--- START OF RECORDS SUPPLIED ---

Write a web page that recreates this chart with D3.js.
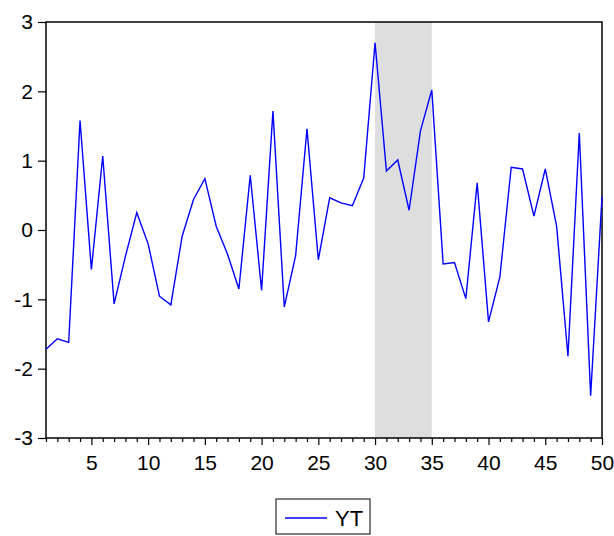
<!DOCTYPE html>
<html>
<head>
<meta charset="utf-8">
<script src="https://cdn.jsdelivr.net/npm/d3@7"></script>
<style>
  body { margin: 0; background: #fff; }
  svg { display: block; }
  text { font-family: Arial, "Liberation Sans", sans-serif; fill: #000; }
</style>
</head>
<body>
<div id="chart"></div>
<script>
// observations 1..50
const obs = d3.range(1, 51)
const yt = [-1.72, -1.57, -1.62, 1.58, -0.57, 1.065, -1.065, -0.38, 0.25, -0.2,
  -0.955, -1.08, -0.09, 0.44, 0.74, 0.055, -0.35, -0.85, 0.79, -0.87,
  1.715, -1.11, -0.37, 1.46, -0.43, 0.465, 0.39, 0.35, 0.75, 2.70,
  0.85, 1.01, 0.285, 1.43, 2.02, -0.49, -0.47, -0.99, 0.68, -1.325,
  -0.675, 0.905, 0.88, 0.2, 0.88, 0.055, -1.82, 1.40, -2.39, 0.48]
const shade = [30, 35]
const yTicks = [-3, -2, -1, 0, 1, 2, 3]
const xTicks = [5, 10, 15, 20, 25, 30, 35, 40, 45, 50]

const width = 614, height = 536
const pLeft = 46, pRight = 602, pTop = 22, pBottom = 438

const svg = d3.select('#chart').append('svg')
  .attr('width', width)
  .attr('height', height)

const x = d3.scaleLinear().domain([1, 50]).range([pLeft, pRight])
const y = d3.scaleLinear().domain([-3, 3]).range([pBottom, pTop])

// shaded period
svg.append('rect')
  .attr('x', x(shade[0]))
  .attr('y', pTop)
  .attr('width', x(shade[1]) - x(shade[0]))
  .attr('height', pBottom - pTop)
  .attr('fill', '#dedede')

// frame
svg.append('rect')
  .attr('x', pLeft).attr('y', pTop)
  .attr('width', pRight - pLeft).attr('height', pBottom - pTop)
  .attr('fill', 'none')
  .attr('stroke', '#000')
  .attr('stroke-width', 1.5)

// y axis (plain hyphen for negatives, like the original)
const yAxis = svg.append('g')
  .attr('transform', `translate(${pLeft},0)`)
  .call(d3.axisLeft(y).tickValues(yTicks).tickSize(8).tickPadding(5).tickFormat(d => String(d)))
yAxis.select('.domain').remove()
yAxis.selectAll('text').style('font-size', '21px')
yAxis.selectAll('line').attr('stroke-width', 1.2)

// x axis: minor ticks every obs, major ticks every 5
const xMinor = svg.append('g')
  .attr('transform', `translate(0,${pBottom})`)
  .call(d3.axisBottom(x).tickValues(obs.filter(d => d % 5 != 0)).tickSize(4).tickFormat(''))
xMinor.select('.domain').remove()
xMinor.selectAll('line').attr('stroke-width', 1.2)

const xAxis = svg.append('g')
  .attr('transform', `translate(0,${pBottom})`)
  .call(d3.axisBottom(x).tickValues(xTicks).tickSize(7).tickPadding(10))
xAxis.select('.domain').remove()
xAxis.selectAll('text').style('font-size', '21px')
xAxis.selectAll('line').attr('stroke-width', 1.2)

// series
const line = d3.line()
  .x((d, i) => x(obs[i]))
  .y(d => y(d))

svg.append('path')
  .datum(yt)
  .attr('d', line)
  .attr('fill', 'none')
  .attr('stroke', '#0000ff')
  .attr('stroke-width', 1.4)

// legend
const lg = svg.append('g').attr('transform', 'translate(276,499)')
lg.append('rect')
  .attr('width', 94).attr('height', 35)
  .attr('fill', '#fff')
  .attr('stroke', '#000')
  .attr('stroke-width', 1)
lg.append('line')
  .attr('x1', 9).attr('x2', 51)
  .attr('y1', 19).attr('y2', 19)
  .attr('stroke', '#0000ff')
  .attr('stroke-width', 1.4)
lg.append('text')
  .attr('x', 59).attr('y', 26.5)
  .style('font-size', '22px')
  .text('YT')
</script>
</body>
</html>
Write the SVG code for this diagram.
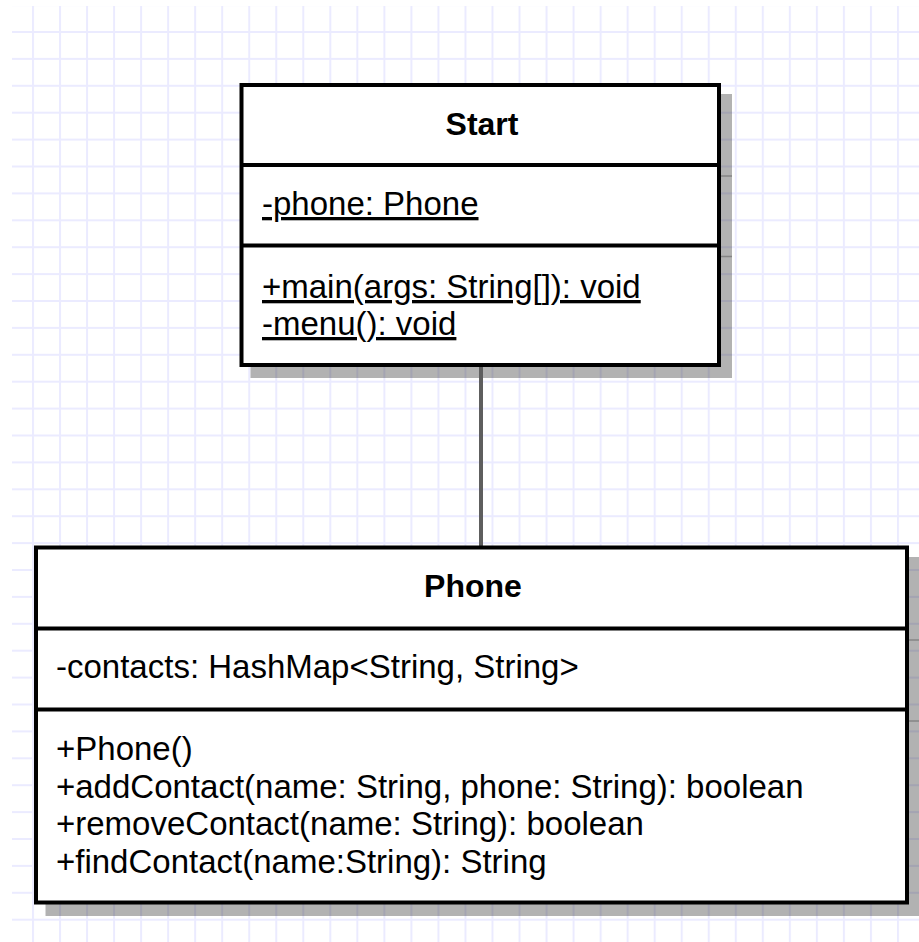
<svg xmlns="http://www.w3.org/2000/svg" width="919" height="942" viewBox="0 0 919 942">
  <style>
    .box { fill: #ffffff; stroke: #000000; stroke-width: 4; }
    .div { stroke: #000000; stroke-width: 4; }
    .shadow { fill: #000000; fill-opacity: 0.3; }
    .shline { stroke: #000000; stroke-opacity: 0.25; stroke-width: 1.5; }
    .title { font-family: "Liberation Sans", Arial, sans-serif; font-size: 32px; font-weight: bold; fill: #000; text-anchor: middle; }
    .txt { font-family: "Liberation Sans", Arial, sans-serif; font-size: 33px; fill: #000; }
    .ul { text-decoration: underline; text-decoration-skip-ink: none; }
    .conn { stroke: #5e5e5e; stroke-width: 4; fill: none; }
  </style>
  <defs>
    <pattern id="grid" patternUnits="userSpaceOnUse" x="32" y="31" width="27.03" height="26.9">
      <rect x="0" y="0" width="2" height="26.9" fill="#ebebff"/>
      <rect x="0" y="0" width="27.03" height="2" fill="#ebebff"/>
    </pattern>
  </defs>
  <rect x="0" y="0" width="919" height="942" fill="#ffffff"/>
  <rect x="12" y="6" width="907" height="936" fill="url(#grid)"/>

  <!-- shadows -->
  <g id="shadows">
    <rect class="shadow" x="250.5" y="94" width="481.5" height="284"/>
    <line class="shline" x1="720" y1="176" x2="732" y2="176"/>
    <line class="shline" x1="720" y1="256.5" x2="732" y2="256.5"/>
    <rect class="shadow" x="45.5" y="557" width="875" height="359"/>
    <line class="shline" x1="908" y1="640" x2="919" y2="640"/>
    <line class="shline" x1="908" y1="721" x2="919" y2="721"/>
  </g>

  <g id="connectors">
    <line class="conn" x1="481" y1="367" x2="481" y2="546"/>
  </g>

  <g id="Start">
    <rect class="box" x="241.5" y="85" width="477.5" height="280"/>
    <line class="div" x1="241.5" y1="165" x2="719" y2="165"/>
    <line class="div" x1="241.5" y1="245.5" x2="719" y2="245.5"/>
    <text class="title" x="482" y="135">Start</text>
    <text class="txt ul" x="262" y="215">-phone: Phone</text>
    <text class="txt ul" x="262" y="298">+main(args: String[]): void</text>
    <text class="txt ul" x="262" y="335">-menu(): void</text>
  </g>

  <g id="Phone">
    <rect class="box" x="36" y="547.5" width="871" height="355"/>
    <line class="div" x1="36" y1="628.5" x2="907" y2="628.5"/>
    <line class="div" x1="36" y1="709.5" x2="907" y2="709.5"/>
    <text class="title" x="473" y="597">Phone</text>
    <text class="txt" x="56" y="678">-contacts: HashMap&lt;String, String&gt;</text>
    <text class="txt" x="56" y="760">+Phone()</text>
    <text class="txt" x="56" y="797.5">+addContact(name: String, phone: String): boolean</text>
    <text class="txt" x="56" y="835">+removeContact(name: String): boolean</text>
    <text class="txt" x="56" y="872.5">+findContact(name:String): String</text>
  </g>
</svg>
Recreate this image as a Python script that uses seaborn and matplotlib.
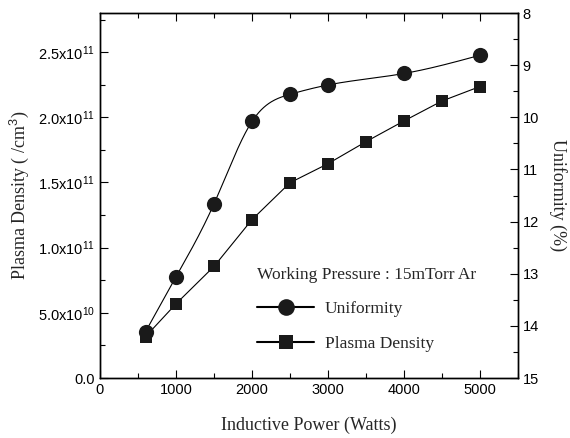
import numpy as np
import pandas as pd
import matplotlib
matplotlib.use("Agg")
import matplotlib.pyplot as plt
from matplotlib.ticker import FuncFormatter, MultipleLocator
from matplotlib.lines import Line2D
import seaborn as sns

# ---- data ----
unif_power = [600, 1000, 1500, 2000, 2500, 3000, 4000, 5000]
uniformity = [14.11, 13.06, 11.66, 10.08, 9.56, 9.38, 9.16, 8.81]
dens_power = [600, 1000, 1500, 2000, 2500, 3000, 3500, 4000, 4500, 5000]
density = [3.18e10, 5.69e10, 8.56e10, 12.15e10, 14.98e10, 16.44e10,
           18.13e10, 19.72e10, 21.25e10, 22.36e10]
x_ticks = [0, 1000, 2000, 3000, 4000, 5000]
left_ticks = [0, 5e10, 1e11, 1.5e11, 2e11, 2.5e11]
right_ticks = [8, 9, 10, 11, 12, 13, 14, 15]

sns.set_style("ticks")
plt.rcParams['font.family'] = ['Liberation Sans', 'DejaVu Sans']
plt.rcParams['mathtext.fontset'] = 'custom'
plt.rcParams['mathtext.rm'] = 'Liberation Sans'
plt.rcParams['mathtext.it'] = 'Liberation Sans:italic'
serif = ['Liberation Serif', 'DejaVu Serif']


def natural_spline(x, y, xs):
    x = np.asarray(x, float); y = np.asarray(y, float)
    n = len(x)
    h = np.diff(x)
    A = np.zeros((n, n)); b = np.zeros(n)
    A[0, 0] = 1; A[-1, -1] = 1
    for i in range(1, n - 1):
        A[i, i - 1] = h[i - 1]
        A[i, i] = 2 * (h[i - 1] + h[i])
        A[i, i + 1] = h[i]
        b[i] = 3 * ((y[i + 1] - y[i]) / h[i] - (y[i] - y[i - 1]) / h[i - 1])
    c = np.linalg.solve(A, b)
    out = np.empty_like(xs, dtype=float)
    for k, xv in enumerate(xs):
        i = min(max(np.searchsorted(x, xv) - 1, 0), n - 2)
        dx = xv - x[i]
        bi = (y[i + 1] - y[i]) / h[i] - h[i] * (2 * c[i] + c[i + 1]) / 3
        di = (c[i + 1] - c[i]) / (3 * h[i])
        out[k] = y[i] + bi * dx + c[i] * dx ** 2 + di * dx ** 3
    return out


fig = plt.figure(figsize=(5.7, 4.38), dpi=100)
ax = fig.add_axes([100 / 570, 1 - 378 / 438, 418 / 570, 365 / 438])
ax2 = ax.twinx()

df_d = pd.DataFrame({"power": dens_power, "density": density})
sns.lineplot(data=df_d, x="power", y="density", ax=ax, color="black",
             linewidth=0.8, marker="s", markersize=9, markeredgewidth=0,
             markerfacecolor="#1a1a1a", legend=False)

xs = np.linspace(unif_power[0], unif_power[-1], 400)
ax2.plot(xs, natural_spline(unif_power, uniformity, xs), color="black", lw=0.8)
df_u = pd.DataFrame({"power": unif_power, "uniformity": uniformity})
sns.scatterplot(data=df_u, x="power", y="uniformity", ax=ax2, color="#1a1a1a",
                s=120, marker="o", linewidth=0, legend=False, zorder=3)

ax.set_xlim(0, 5500)
ax.set_ylim(0, 2.8e11)
ax2.set_ylim(15, 8)
ax.set_xticks(x_ticks)
ax.xaxis.set_minor_locator(MultipleLocator(500))
ax.set_yticks(left_ticks)
ax.yaxis.set_minor_locator(MultipleLocator(2.5e10))
ax2.set_yticks(right_ticks)
ax2.yaxis.set_minor_locator(MultipleLocator(0.5))


def fmt(v, pos):
    if v == 0:
        return "0.0"
    e = int(np.floor(np.log10(v)))
    return "%.1fx10$^{%d}$" % (v / 10 ** e, e)


ax.yaxis.set_major_formatter(FuncFormatter(fmt))

for a in (ax, ax2):
    a.tick_params(which="both", direction="in", labelsize=10.5, width=0.8,
                  colors="black", top=True)
    a.tick_params(which="major", length=6)
    a.tick_params(which="minor", length=3.5)
    for s in a.spines.values():
        s.set_visible(True)
        s.set_linewidth(1.0)
        s.set_color("black")
ax.tick_params(right=False, which="both")
ax2.tick_params(left=False, labelleft=False, which="both")

ax.set_xlabel("Inductive Power (Watts)", family=serif, fontsize=13, labelpad=14)
ax.set_ylabel("Plasma Density ( /cm$^3$)", family=serif, fontsize=13, labelpad=5)
ax2.set_ylabel("Uniformity (%)", family=serif, fontsize=13, rotation=270,
               labelpad=20)

handles = [Line2D([], [], color="black", lw=1.5, marker="o", markersize=12,
                  markerfacecolor="#1a1a1a", markeredgewidth=0),
           Line2D([], [], color="black", lw=1.5, marker="s", markersize=10,
                  markerfacecolor="#1a1a1a", markeredgewidth=0)]
leg = ax2.legend(handles, ["Uniformity", "Plasma Density"],
                 title="Working Pressure : 15mTorr Ar", frameon=False,
                 loc="upper left", bbox_to_anchor=(250 / 570, 1 - 260 / 438),
                 bbox_transform=fig.transFigure, alignment="left",
                 prop={"family": serif, "size": 12.5}, handlelength=3.3,
                 handletextpad=0.6, labelspacing=1.05, borderaxespad=0)
leg.get_title().set_fontfamily(serif)
leg.get_title().set_fontsize(12.5)

fig.savefig("out.png", dpi=100)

--- END OF RECORDS SUPPLIED ---

State how many lines of the records above contain the word "script", giving only that number.

EXERCISE RESPONSE
4